Thai lanterns, or Sky Lanterns are known in their country of origin as Khom loi, which means “floating lanterns”, symbolising problems and worries floating away.


Northern Thailand’s annual  “Yi Peng” is celebrated on a full moon of the second month of the Lanna calendar and is a time for tham bun, which means, “to make merit”. The most elaborate lantern displays can be seen in the ancient capital of the former Lanna kingdom known as Chiang Mai. During this time, a huge number Khom loi are released into the sky. Throngs of people gather to see the lanterns, which resembled giant fluorescent jellyfish. The Yi Peng festival coincides with one of Thailand’s most important national festivals, Loi Krathong, held on the full moon of the 12th month in the traditional Thai lunar calendar.


In recent years Khom loi lanterns have become so popular with the Thai people that they are uses in most festivals, in much the same way that the Chinese use lanterns. In addition, people will decorate their houses, gardens and temples with hanging lanterns called Khom fai, which are intricately shaped to provide a wide variety of colourful decorations.
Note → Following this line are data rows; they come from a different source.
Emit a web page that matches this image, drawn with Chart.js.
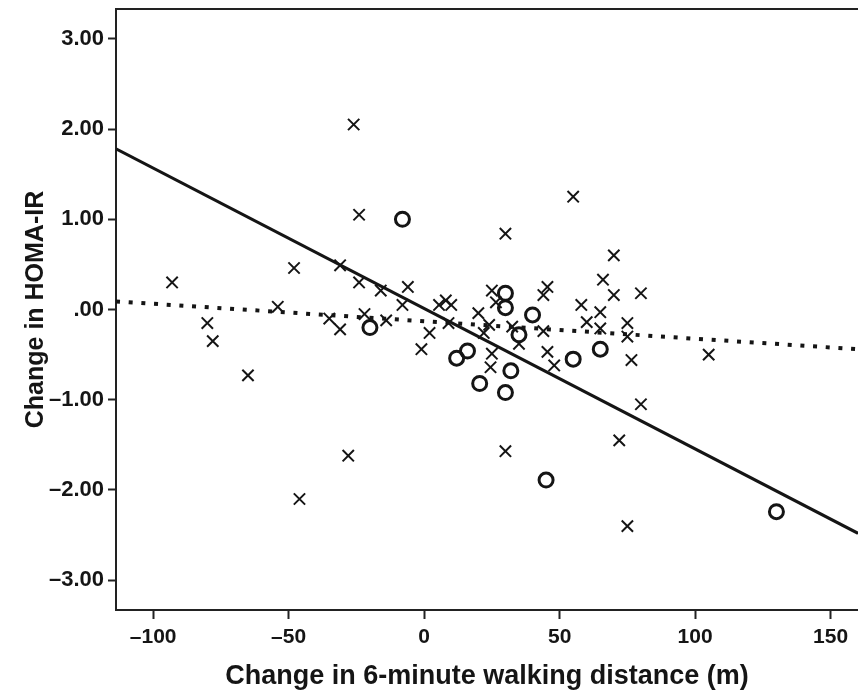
<!DOCTYPE html>
<html>
<head>
<meta charset="utf-8">
<script src="https://cdn.jsdelivr.net/npm/chart.js@4/dist/chart.umd.min.js"></script>
<style>
  html, body { margin: 0; padding: 0; background: #fff; overflow: hidden; }
  #wrap { width: 858px; height: 695px; }
</style>
</head>
<body>
<div id="wrap"><canvas id="chart" width="858" height="695"></canvas></div>
<script>
// 資料
// x 標記
const crossX = [-93, -80, -78, -65, -48, -54, -46, -35, -31, -31, -28, -26, -24, -24, -22, -16, -14, -6, -8,
    -1, 2, 5.5, 8, 10, 9, 20, 22, 24, 24.5, 25, 25, 26.5, 30, 30, 32.5, 35, 44, 45.5, 44, 45.5, 48,
    55, 58, 60, 65, 65, 66, 70, 70, 72, 75, 75, 76.5, 75, 80, 80, 105];
const crossY = [0.30, -0.15, -0.35, -0.73, 0.46, 0.03, -2.10, -0.10, 0.49, -0.22, -1.62, 2.05, 1.05, 0.30, -0.05, 0.21, -0.12, 0.25, 0.05,
    -0.44, -0.26, 0.05, 0.10, 0.05, -0.15, -0.04, -0.26, -0.17, -0.64, -0.49, 0.21, 0.08, 0.84, -1.57, -0.19, -0.38, 0.16, 0.25, -0.24, -0.47, -0.62,
    1.25, 0.05, -0.14, -0.03, -0.21, 0.33, 0.60, 0.16, -1.45, -0.15, -0.30, -0.56, -2.40, 0.18, -1.05, -0.50];

// 圓圈標記
const circleX = [-8, -20, 12, 16, 20.5, 30, 30, 32, 30, 35, 40, 55, 65, 45, 130];
const circleY = [1.00, -0.20, -0.54, -0.46, -0.82, 0.18, 0.02, -0.68, -0.92, -0.28, -0.06, -0.55, -0.44, -1.89, -2.24];

// 迴歸線端點
const fitX = [-113.7, 160.1];
const solidFitY = [1.78, -2.48];
const dottedFitY = [0.09, -0.44];

// 座標軸
const xMin = -113.7, xMax = 160.1;
const yMin = -3.33, yMax = 3.33;
const xTickValues = [-100, -50, 0, 50, 100, 150];
const xTickLabels = ['\u2013100', '\u201350', '0', '50', '100', '150'];
const yTickValues = [3, 2, 1, 0, -1, -2, -3];
const yTickLabels = ['3.00', '2.00', '1.00', '.00', '\u20131.00', '\u20132.00', '\u20133.00'];

const toPoints = (xs, ys) => xs.map((x, i) => ({ x: x, y: ys[i] }));

const INK = '#151515';
const FONT = '"Liberation Sans", Arial, sans-serif';

// 外框（右側被裁切，只畫上、左、下）
const framePlugin = {
    id: 'frame',
    beforeDatasetsDraw(chart) {
        const { ctx, chartArea: a } = chart;
        ctx.save();
        ctx.strokeStyle = '#222';
        ctx.lineWidth = 2;
        ctx.beginPath();
        ctx.moveTo(a.right + 2, a.top);
        ctx.lineTo(a.left, a.top);
        ctx.lineTo(a.left, a.bottom);
        ctx.lineTo(a.right + 2, a.bottom);
        ctx.stroke();
        ctx.restore();
    }
};

// 不讓刻度文字再撐開繪圖區
function noLabelPadding(s) {
    s.paddingTop = 0;
    s.paddingBottom = 0;
    s.paddingLeft = 0;
    s.paddingRight = 0;
}

new Chart(document.getElementById('chart'), {
    type: 'scatter',
    data: {
        datasets: [
            {
                label: 'cross',
                data: toPoints(crossX, crossY),
                pointStyle: 'crossRot',
                pointRadius: 8,
                pointBorderWidth: 2,
                borderColor: INK,
                backgroundColor: INK
            },
            {
                label: 'circle',
                data: toPoints(circleX, circleY),
                pointStyle: 'circle',
                pointRadius: 7,
                pointBorderWidth: 3,
                borderColor: INK,
                backgroundColor: 'rgba(0,0,0,0)'
            },
            {
                type: 'line',
                label: 'fit solid',
                data: toPoints(fitX, solidFitY),
                borderColor: INK,
                borderWidth: 3,
                pointRadius: 0
            },
            {
                type: 'line',
                label: 'fit dotted',
                data: toPoints(fitX, dottedFitY),
                borderColor: INK,
                borderWidth: 4,
                borderDash: [4, 8.7],
                pointRadius: 0
            }
        ]
    },
    options: {
        responsive: false,
        animation: false,
        layout: { autoPadding: false, padding: { top: 9, right: 0, bottom: 0, left: 0 } },
        plugins: {
            legend: { display: false },
            tooltip: { enabled: false }
        },
        scales: {
            x: {
                type: 'linear',
                min: xMin,
                max: xMax,
                afterFit: s => { s.height = 85; noLabelPadding(s); },
                afterBuildTicks: s => { s.ticks = xTickValues.map(v => ({ value: v })); },
                border: { display: false },
                grid: { drawOnChartArea: false, drawTicks: true, tickLength: 9, tickWidth: 2, tickColor: '#222' },
                ticks: {
                    color: INK,
                    padding: 6,
                    maxRotation: 0,
                    font: { family: FONT, size: 21, weight: 'bold' },
                    callback: v => xTickLabels[xTickValues.indexOf(v)]
                },
                title: {
                    display: true,
                    text: 'Change in 6-minute walking distance (m)',
                    color: INK,
                    padding: { top: 0, bottom: 2 },
                    font: { family: FONT, size: 27, weight: 'bold' }
                }
            },
            y: {
                type: 'linear',
                min: yMin,
                max: yMax,
                afterFit: s => { s.width = 116; noLabelPadding(s); },
                afterBuildTicks: s => { s.ticks = yTickValues.map(v => ({ value: v })); },
                border: { display: false },
                grid: { drawOnChartArea: false, drawTicks: true, tickLength: 8, tickWidth: 2, tickColor: '#222' },
                ticks: {
                    color: INK,
                    padding: 4,
                    font: { family: FONT, size: 22, weight: 'bold' },
                    callback: v => yTickLabels[yTickValues.indexOf(v)]
                },
                title: {
                    display: true,
                    text: 'Change in HOMA-IR',
                    color: INK,
                    padding: { top: 21, bottom: 0 },
                    font: { family: FONT, size: 25, weight: 'bold' }
                }
            }
        }
    },
    plugins: [framePlugin]
});
</script>
</body>
</html>
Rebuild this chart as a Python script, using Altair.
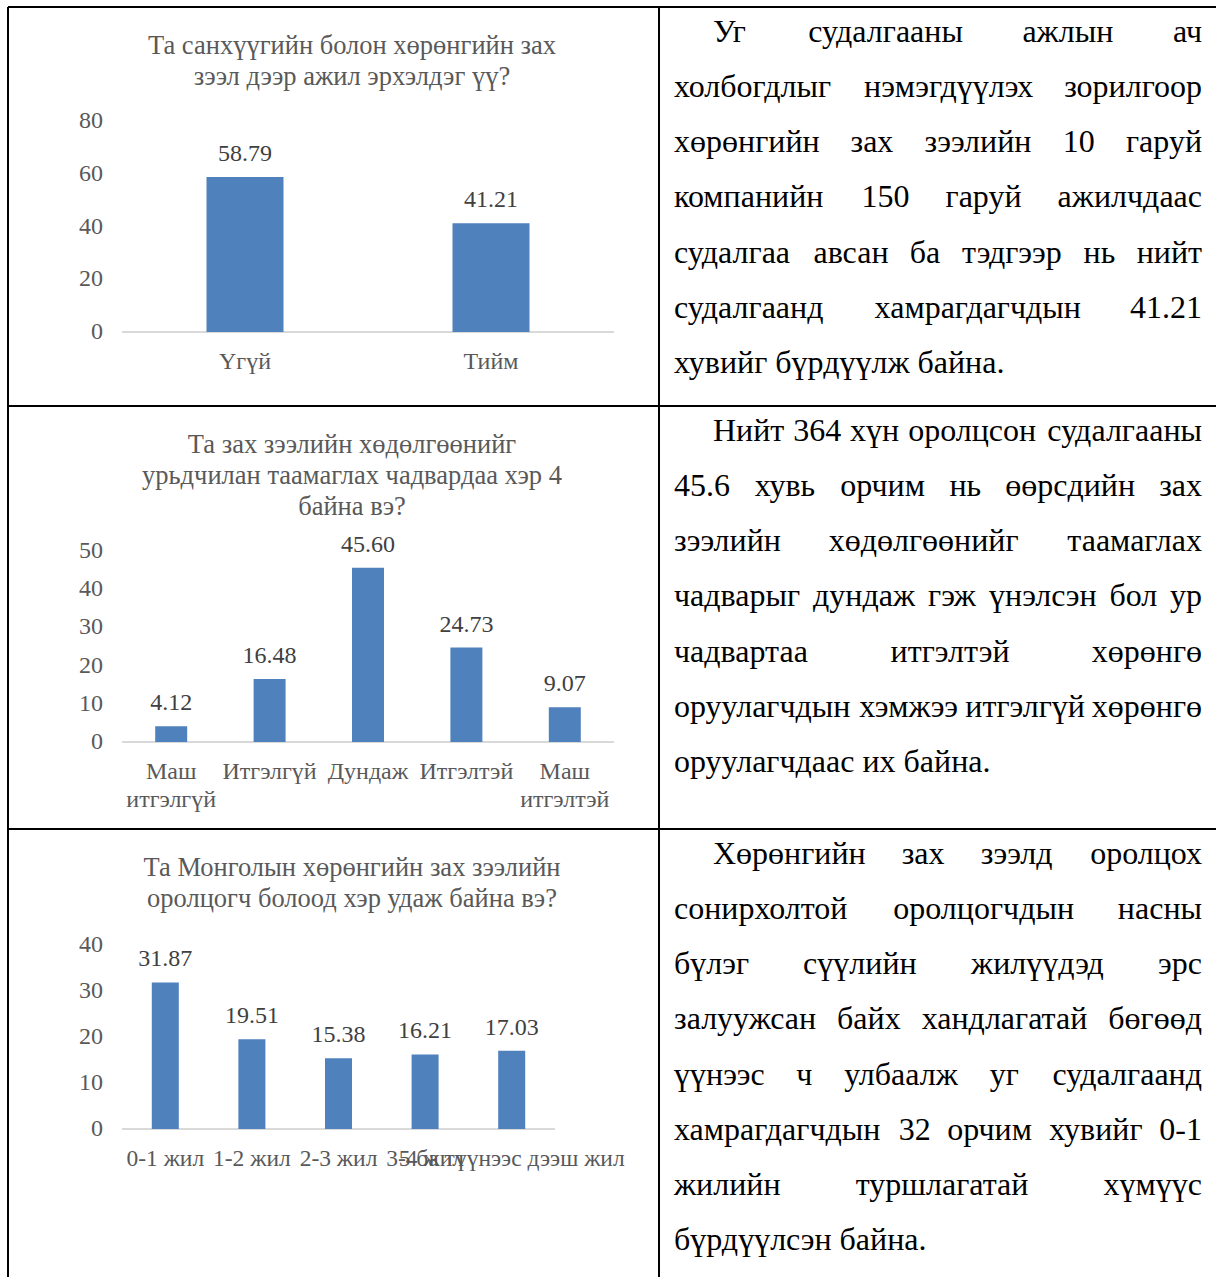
import altair as alt
import pandas as pd

# ---------------- survey charts ----------------
q1_title = ["Та санхүүгийн болон хөрөнгийн зах", "зээл дээр ажил эрхэлдэг үү?"]
q1_cats = ["Үгүй", "Тийм"]
q1_vals = [58.79, 41.21]
q1_ticks = [0, 20, 40, 60, 80]

q2_title = ["Та зах зээлийн хөдөлгөөнийг",
            "урьдчилан таамаглах чадвардаа хэр 4",
            "байна вэ?"]
q2_cats = ["Маш итгэлгүй", "Итгэлгүй", "Дундаж", "Итгэлтэй", "Маш итгэлтэй"]
q2_vals = [4.12, 16.48, 45.60, 24.73, 9.07]
q2_ticks = [0, 10, 20, 30, 40, 50]

q3_title = ["Та Монголын хөрөнгийн зах зээлийн", "оролцогч болоод хэр удаж байна вэ?"]
q3_cats = ["0-1 жил", "1-2 жил", "2-3 жил", "3-4 жил", "5 ба түүнээс дээш жил"]
q3_vals = [31.87, 19.51, 15.38, 16.21, 17.03]
q3_ticks = [0, 10, 20, 30, 40]

# ---------------- commentary column ----------------
para1 = [
    "Уг судалгааны ажлын ач",
    "холбогдлыг нэмэгдүүлэх зорилгоор",
    "хөрөнгийн зах зээлийн 10 гаруй",
    "компанийн 150 гаруй ажилчдаас",
    "судалгаа авсан ба тэдгээр нь нийт",
    "судалгаанд хамрагдагчдын 41.21",
    "хувийг бүрдүүлж байна.",
]
para2 = [
    "Нийт 364 хүн оролцсон судалгааны",
    "45.6 хувь орчим нь өөрсдийн зах",
    "зээлийн хөдөлгөөнийг таамаглах",
    "чадварыг дундаж гэж үнэлсэн бол ур",
    "чадвартаа итгэлтэй хөрөнгө",
    "оруулагчдын хэмжээ итгэлгүй хөрөнгө",
    "оруулагчдаас их байна.",
]
para3 = [
    "Хөрөнгийн зах зээлд оролцох",
    "сонирхолтой оролцогчдын насны",
    "бүлэг сүүлийн жилүүдэд эрс",
    "залуужсан байх хандлагатай бөгөөд",
    "үүнээс ч улбаалж уг судалгаанд",
    "хамрагдагчдын 32 орчим хувийг 0-1",
    "жилийн туршлагатай хүмүүс",
    "бүрдүүлсэн байна.",
]

FONT = "Liberation Serif"
BAR = "#4F81BD"
GREY = "#595959"
DARK = "#404040"

ROW_TOPS = [7, 406, 829]
TABLE_LEFT, TABLE_MID, TABLE_RIGHT, TABLE_BOTTOM = 8, 659, 1216, 1277

# Advance widths of the serif face (1/1000 em), used to justify the column text
ADV = {
    " ": 250, ".": 250, ",": 250, "-": 333, "?": 444,
    "а": 444, "б": 509, "в": 472, "г": 410, "д": 509, "е": 444, "ж": 691,
    "з": 395, "и": 535, "й": 535, "к": 486, "л": 499, "м": 633, "н": 535,
    "о": 500, "п": 535, "р": 500, "с": 444, "т": 437, "у": 500, "ф": 648,
    "х": 500, "ц": 535, "ч": 503, "ш": 770, "щ": 770, "ъ": 517, "ы": 672,
    "ь": 456, "э": 429, "ю": 747, "я": 460, "ө": 500, "ү": 500,
    "У": 708, "Н": 722, "Х": 722, "Т": 611, "М": 889, "Д": 682, "И": 722,
}


def text_width(s, size):
    return sum(ADV.get(ch, 500) for ch in s) * size / 1000.0


def justified_words(lines, top, size=32, left=674, indent=39, right=1202, lead=55.15):
    rows = []
    for i, line in enumerate(lines):
        y = top + 35 + lead * i
        x0 = left + (indent if i == 0 else 0)
        if i == len(lines) - 1:
            rows.append(dict(t=line, x=x0, y=y, a="left"))
            continue
        words = line.split(" ")
        widths = [text_width(w, size) for w in words]
        gap = (right - x0 - sum(widths)) / (len(words) - 1)
        pos = x0
        for k, (w, wd) in enumerate(zip(words, widths)):
            if k == 0:
                rows.append(dict(t=w, x=x0, y=y, a="left"))
            elif k == len(words) - 1:
                rows.append(dict(t=w, x=right, y=y, a="right"))
            else:
                rows.append(dict(t=w, x=pos + wd / 2, y=y, a="center"))
            pos += wd + gap
    return rows


def bar_panel(title, cats, vals, ticks, top, zero_px, max_px, x_lo, x_hi,
              pad, cat_size, wrap):
    labels = [c.replace(" ", "\n") if wrap else c for c in cats]
    df = pd.DataFrame({"cat": cats, "val": vals, "label": labels})
    xs = alt.Scale(domain=cats, range=[x_lo, x_hi],
                   paddingInner=pad, paddingOuter=pad / 2)
    ys = alt.Scale(domain=[ticks[0], ticks[-1]], range=[zero_px, max_px],
                   nice=False, zero=True)
    X = alt.X("cat:N", scale=xs, axis=None)

    base_line = alt.Chart(pd.DataFrame({"v": [0]})).mark_rule(
        color="#D9D9D9", strokeWidth=2
    ).encode(
        y=alt.Y("v:Q", scale=ys, axis=None),
        x=alt.value(x_lo), x2=alt.value(x_hi),
    )
    bars = alt.Chart(df).mark_bar(color=BAR).encode(
        x=X, y=alt.Y("val:Q", scale=ys, axis=None)
    )
    values = alt.Chart(df).mark_text(
        font=FONT, fontSize=24, color=DARK, baseline="alphabetic", dy=-16
    ).encode(
        x=X, y=alt.Y("val:Q", scale=ys, axis=None),
        text=alt.Text("val:Q", format=".2f"),
    )
    cat_text = alt.Chart(df).mark_text(
        font=FONT, fontSize=cat_size, color=GREY, baseline="alphabetic",
        lineBreak="\n", lineHeight=28,
    ).encode(x=X, y=alt.value(zero_px + 37), text="label:N")
    tick_text = alt.Chart(pd.DataFrame({"t": ticks})).mark_text(
        font=FONT, fontSize=24, color=GREY, align="right", baseline="middle"
    ).encode(
        y=alt.Y("t:Q", scale=ys, axis=None), x=alt.value(103), text="t:Q"
    )
    head = alt.Chart(pd.DataFrame({"t": ["\n".join(title)]})).mark_text(
        font=FONT, fontSize=26.5, color=GREY, align="center",
        baseline="alphabetic", lineBreak="\n", lineHeight=31,
    ).encode(x=alt.value(352), y=alt.value(top + 47), text="t:N")
    return [base_line, bars, values, cat_text, tick_text, head]


layers = []
layers += bar_panel(q1_title, q1_cats, q1_vals, q1_ticks, ROW_TOPS[0],
                    332, 121, 122, 614, 0.687, 24, False)
layers += bar_panel(q2_title, q2_cats, q2_vals, q2_ticks, ROW_TOPS[1],
                    742, 551, 122, 614, 0.675, 24, True)
layers += bar_panel(q3_title, q3_cats, q3_vals, q3_ticks, ROW_TOPS[2],
                    1129, 945, 122, 555, 0.688, 23.5, False)

# justified commentary text
words = pd.DataFrame(
    justified_words(para1, ROW_TOPS[0])
    + justified_words(para2, ROW_TOPS[1])
    + justified_words(para3, ROW_TOPS[2])
)
for a in ["left", "center", "right"]:
    layers.append(
        alt.Chart(words[words["a"] == a]).mark_text(
            font=FONT, fontSize=32, color="black", align=a, baseline="alphabetic"
        ).encode(
            x=alt.X("x:Q", scale=None, axis=None),
            y=alt.Y("y:Q", scale=None, axis=None),
            text="t:N",
        )
    )

# table grid
def hline(y, x1=TABLE_LEFT, x2=TABLE_RIGHT):
    return alt.Chart(pd.DataFrame({"k": [0]})).mark_rule(
        color="black", strokeWidth=2
    ).encode(x=alt.value(x1), x2=alt.value(x2), y=alt.value(y))


def vline(x):
    return alt.Chart(pd.DataFrame({"k": [0]})).mark_rule(
        color="black", strokeWidth=2
    ).encode(x=alt.value(x), y=alt.value(ROW_TOPS[0]), y2=alt.value(TABLE_BOTTOM))


for yt in ROW_TOPS:
    layers.append(hline(yt))
layers.append(vline(TABLE_LEFT))
layers.append(vline(TABLE_MID))

chart = alt.layer(*layers).resolve_scale(
    x="independent", y="independent"
).properties(
    width=1216, height=1277, padding=0, autosize="none", background="white"
).configure_view(stroke=None)

chart.save("out.html", embed_options={"renderer": "svg", "actions": False})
In the Western world, Sky Lanterns are being used for special events and festivals, including birthday parties, weddings, product launches, and much more. There is no reason why they shouldn’t be used as well to mark the holidays we are most familiar with: Christmas, New Year, Easter, Hallowe’en and many more. Thai lanterns are certain to make any event or occasion both memorable and significant.